### Supplied information:
***

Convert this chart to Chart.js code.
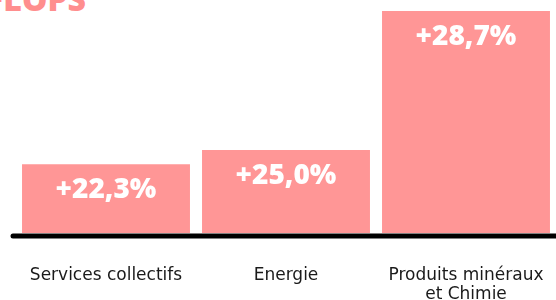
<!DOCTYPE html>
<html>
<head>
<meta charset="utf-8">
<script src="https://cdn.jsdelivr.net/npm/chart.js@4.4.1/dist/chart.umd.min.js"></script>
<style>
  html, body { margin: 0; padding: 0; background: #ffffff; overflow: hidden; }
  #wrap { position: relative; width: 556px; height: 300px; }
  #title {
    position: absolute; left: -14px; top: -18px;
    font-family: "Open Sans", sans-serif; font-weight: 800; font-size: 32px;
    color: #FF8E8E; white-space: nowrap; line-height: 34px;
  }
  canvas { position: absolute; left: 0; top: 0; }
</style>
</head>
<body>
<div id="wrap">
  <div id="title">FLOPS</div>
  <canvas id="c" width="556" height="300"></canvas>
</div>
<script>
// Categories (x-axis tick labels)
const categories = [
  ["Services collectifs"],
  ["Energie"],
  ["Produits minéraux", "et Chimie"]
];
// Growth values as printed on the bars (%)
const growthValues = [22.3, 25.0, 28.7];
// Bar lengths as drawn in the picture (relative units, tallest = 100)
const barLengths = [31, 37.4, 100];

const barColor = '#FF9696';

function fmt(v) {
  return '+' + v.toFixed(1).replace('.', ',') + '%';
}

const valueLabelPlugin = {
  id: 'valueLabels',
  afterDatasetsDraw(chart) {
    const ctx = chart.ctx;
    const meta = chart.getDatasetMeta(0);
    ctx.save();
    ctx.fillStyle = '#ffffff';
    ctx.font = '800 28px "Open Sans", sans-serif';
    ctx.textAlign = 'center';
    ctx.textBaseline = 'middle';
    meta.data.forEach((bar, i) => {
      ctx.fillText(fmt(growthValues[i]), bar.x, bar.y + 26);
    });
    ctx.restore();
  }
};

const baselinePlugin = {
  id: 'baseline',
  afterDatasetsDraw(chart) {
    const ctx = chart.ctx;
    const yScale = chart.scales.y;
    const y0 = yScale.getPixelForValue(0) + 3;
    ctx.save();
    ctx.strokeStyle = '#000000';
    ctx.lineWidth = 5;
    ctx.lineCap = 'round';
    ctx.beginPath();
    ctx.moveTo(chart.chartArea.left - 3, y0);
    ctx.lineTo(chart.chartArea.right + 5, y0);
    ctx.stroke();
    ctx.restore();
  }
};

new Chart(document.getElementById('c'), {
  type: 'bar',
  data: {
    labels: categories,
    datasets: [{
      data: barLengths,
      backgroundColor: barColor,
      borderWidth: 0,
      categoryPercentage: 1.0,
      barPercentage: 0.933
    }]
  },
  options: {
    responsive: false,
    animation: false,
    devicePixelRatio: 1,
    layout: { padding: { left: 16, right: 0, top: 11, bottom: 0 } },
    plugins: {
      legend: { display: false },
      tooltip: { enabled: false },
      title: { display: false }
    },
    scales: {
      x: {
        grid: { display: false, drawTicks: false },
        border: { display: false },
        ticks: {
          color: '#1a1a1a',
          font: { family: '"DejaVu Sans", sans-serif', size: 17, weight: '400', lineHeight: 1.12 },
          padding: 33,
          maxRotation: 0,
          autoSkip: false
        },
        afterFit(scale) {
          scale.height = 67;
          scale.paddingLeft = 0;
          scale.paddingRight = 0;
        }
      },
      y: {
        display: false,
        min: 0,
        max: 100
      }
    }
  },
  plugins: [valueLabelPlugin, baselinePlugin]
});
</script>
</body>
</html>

***

### Objective:
Transcribe the preceding listing in its entirety and with exact wording, leaving out pictures.

### Solution for this problem:
Convert this chart to Chart.js code.
<!DOCTYPE html>
<html>
<head>
<meta charset="utf-8">
<script src="https://cdn.jsdelivr.net/npm/chart.js@4.4.1/dist/chart.umd.min.js"></script>
<style>
  html, body { margin: 0; padding: 0; background: #ffffff; overflow: hidden; }
  #wrap { position: relative; width: 556px; height: 300px; }
  #title {
    position: absolute; left: -14px; top: -18px;
    font-family: "Open Sans", sans-serif; font-weight: 800; font-size: 32px;
    color: #FF8E8E; white-space: nowrap; line-height: 34px;
  }
  canvas { position: absolute; left: 0; top: 0; }
</style>
</head>
<body>
<div id="wrap">
  <div id="title">FLOPS</div>
  <canvas id="c" width="556" height="300"></canvas>
</div>
<script>
// Categories (x-axis tick labels)
const categories = [
  ["Services collectifs"],
  ["Energie"],
  ["Produits minéraux", "et Chimie"]
];
// Growth values as printed on the bars (%)
const growthValues = [22.3, 25.0, 28.7];
// Bar lengths as drawn in the picture (relative units, tallest = 100)
const barLengths = [31, 37.4, 100];

const barColor = '#FF9696';

function fmt(v) {
  return '+' + v.toFixed(1).replace('.', ',') + '%';
}

const valueLabelPlugin = {
  id: 'valueLabels',
  afterDatasetsDraw(chart) {
    const ctx = chart.ctx;
    const meta = chart.getDatasetMeta(0);
    ctx.save();
    ctx.fillStyle = '#ffffff';
    ctx.font = '800 28px "Open Sans", sans-serif';
    ctx.textAlign = 'center';
    ctx.textBaseline = 'middle';
    meta.data.forEach((bar, i) => {
      ctx.fillText(fmt(growthValues[i]), bar.x, bar.y + 26);
    });
    ctx.restore();
  }
};

const baselinePlugin = {
  id: 'baseline',
  afterDatasetsDraw(chart) {
    const ctx = chart.ctx;
    const yScale = chart.scales.y;
    const y0 = yScale.getPixelForValue(0) + 3;
    ctx.save();
    ctx.strokeStyle = '#000000';
    ctx.lineWidth = 5;
    ctx.lineCap = 'round';
    ctx.beginPath();
    ctx.moveTo(chart.chartArea.left - 3, y0);
    ctx.lineTo(chart.chartArea.right + 5, y0);
    ctx.stroke();
    ctx.restore();
  }
};

new Chart(document.getElementById('c'), {
  type: 'bar',
  data: {
    labels: categories,
    datasets: [{
      data: barLengths,
      backgroundColor: barColor,
      borderWidth: 0,
      categoryPercentage: 1.0,
      barPercentage: 0.933
    }]
  },
  options: {
    responsive: false,
    animation: false,
    devicePixelRatio: 1,
    layout: { padding: { left: 16, right: 0, top: 11, bottom: 0 } },
    plugins: {
      legend: { display: false },
      tooltip: { enabled: false },
      title: { display: false }
    },
    scales: {
      x: {
        grid: { display: false, drawTicks: false },
        border: { display: false },
        ticks: {
          color: '#1a1a1a',
          font: { family: '"DejaVu Sans", sans-serif', size: 17, weight: '400', lineHeight: 1.12 },
          padding: 33,
          maxRotation: 0,
          autoSkip: false
        },
        afterFit(scale) {
          scale.height = 67;
          scale.paddingLeft = 0;
          scale.paddingRight = 0;
        }
      },
      y: {
        display: false,
        min: 0,
        max: 100
      }
    }
  },
  plugins: [valueLabelPlugin, baselinePlugin]
});
</script>
</body>
</html>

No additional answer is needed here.